Although the rock attributes clearly discriminated between brine sand, hydrocarbon sand and shale as preempted from the fluid substitution sensitivity analysis, it was observed that the zone corresponding to hydrocarbon sand does not have resistivity value as high as expected for such response. We can therefore infer that the quality of the resistivity log is not very desirable. Hence, this cross-plot analysis can also be used to validate the quality of some petrophysical logs.

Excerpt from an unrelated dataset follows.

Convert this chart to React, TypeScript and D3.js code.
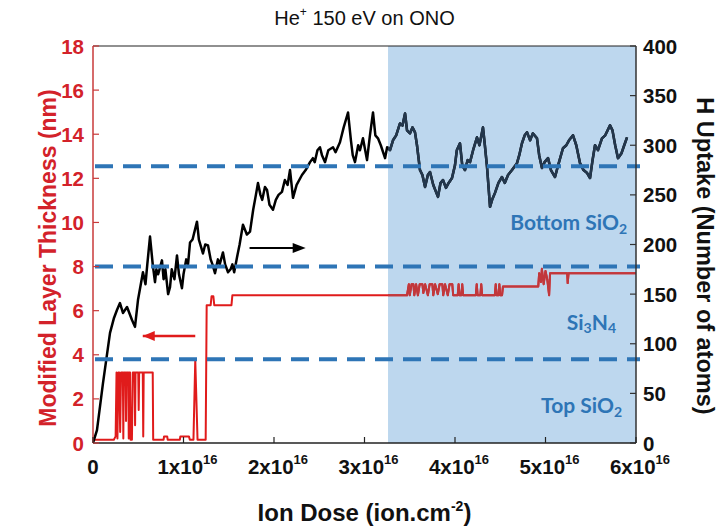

Lambda–Rho versus Lambda–Rho/ Mu-Rho cross-plot

The cross-plot of Lambda–Rho versus Lambda–Rho/ Mu-Rho is presented in Fig. 14. The ratio Lambda–Rho/ Mu-Rho is a complex ratio that presents a high value for shale, lower value for brine sand and a much more lower value for hydrocarbon bearing sands (Ogbamikhumi and Igbinigie 2020). The cross-plot reveals a zone defined by very high values for both lambda-Rho and Lambda-Rho/Mu-Rho attributes, which corresponds to the interval shaded brown in the well log panel defining shale lithology. Lower values of both parameters were observed for brine sand, and a much lower values of both attributes were recorded for hydrocarbon sand, similar to results obtained by researchers in the same basin (Omudu and Ebeniro 2005; Adeoti et. Al 2018). Thus, both parameters can be used to characterize lithology and fluid on well and seismic data.

Poisson ratio versus P-impedance cross-plot

Poisson ratio is a more complex average of the Vp/Vs ratio that discriminates shale lithology from sand with relatively greater values (Li and Zhang 2018). For mix hydrocarbon and brine reservoir, a much lower value will be observed for hydrocarbon bearing sand as compared to brine sand. P-impedance is a product of P-wave velocity and density. Since both primary rock attributes responded in a similar manner to presence of hydrocarbon; reduction in their values as demonstrated in the fluid substitution sensitivity analysis, a product of both will have a multiplier effect that should conveniently differentiate hydrocarbon sand from brine sand under a normal condition.

The cross-plot of both parameters in Fig. 15 reveals very high values of Poisson ratio, a relatively high value of P-impedance and a very low value of resistivity, which defines shale lithology. Sand was defined by very low values of Poisson ratio and a relatively lower value of P-impedance compared to shale response. The hydrocarbon bearing interval is characterized by low values of P-impedance and very low values of Poisson ratio compared with the brine filled portion of the reservoir (Bodunde and Enikanselu 2019). Hence, Poisson ratio would serve as a better discriminator of fluid than P-impedance.

Conclusion

In this research work, several modelling techniques: reflection pattern models, fluid substitution models, AVO models and cross-plot models were employed to analyse the sensitivity of rock properties to changes in lithology and fluid types on wells in the studied field. This was to determine the extent to which quantitative seismic interpretation techniques can be applied on seismic for hydrocarbon prospect evaluation of reservoirs in the undrilled area of the field. Reflection pattern analysis pointed out that both the overlying and underlying shales bounding the sands of interest were more compacted than the sands. Hence, the expected AVO classes on seismic data in the field would be class III or class IV sands. Analysis of AVO models discriminated between brine and hydrocarbon presence confirmed that the sand tops within the depth interval of interest to be class IV sands. Fluid substitution modelling clearly reveals the sensitivity of the basic rock properties: P-wave, S-wave and density to changes in lithology, fluid types and saturations, suggesting that rock physics analysis on seismic would be effective for both oil and gas exploration in the field as demonstrated by Ekwe et al (2012). The well-based rock physics cross-plot modelling and analysis performed, confirmed that the rock properties of the reservoirs responded favourably to changes in fluid and lithology types by defining separate clusters for different lithology and fluid types. Hence, quantitative interpretation techniques would present dependable results for prospect evaluation on seismic, especially in the undrilled area of the field.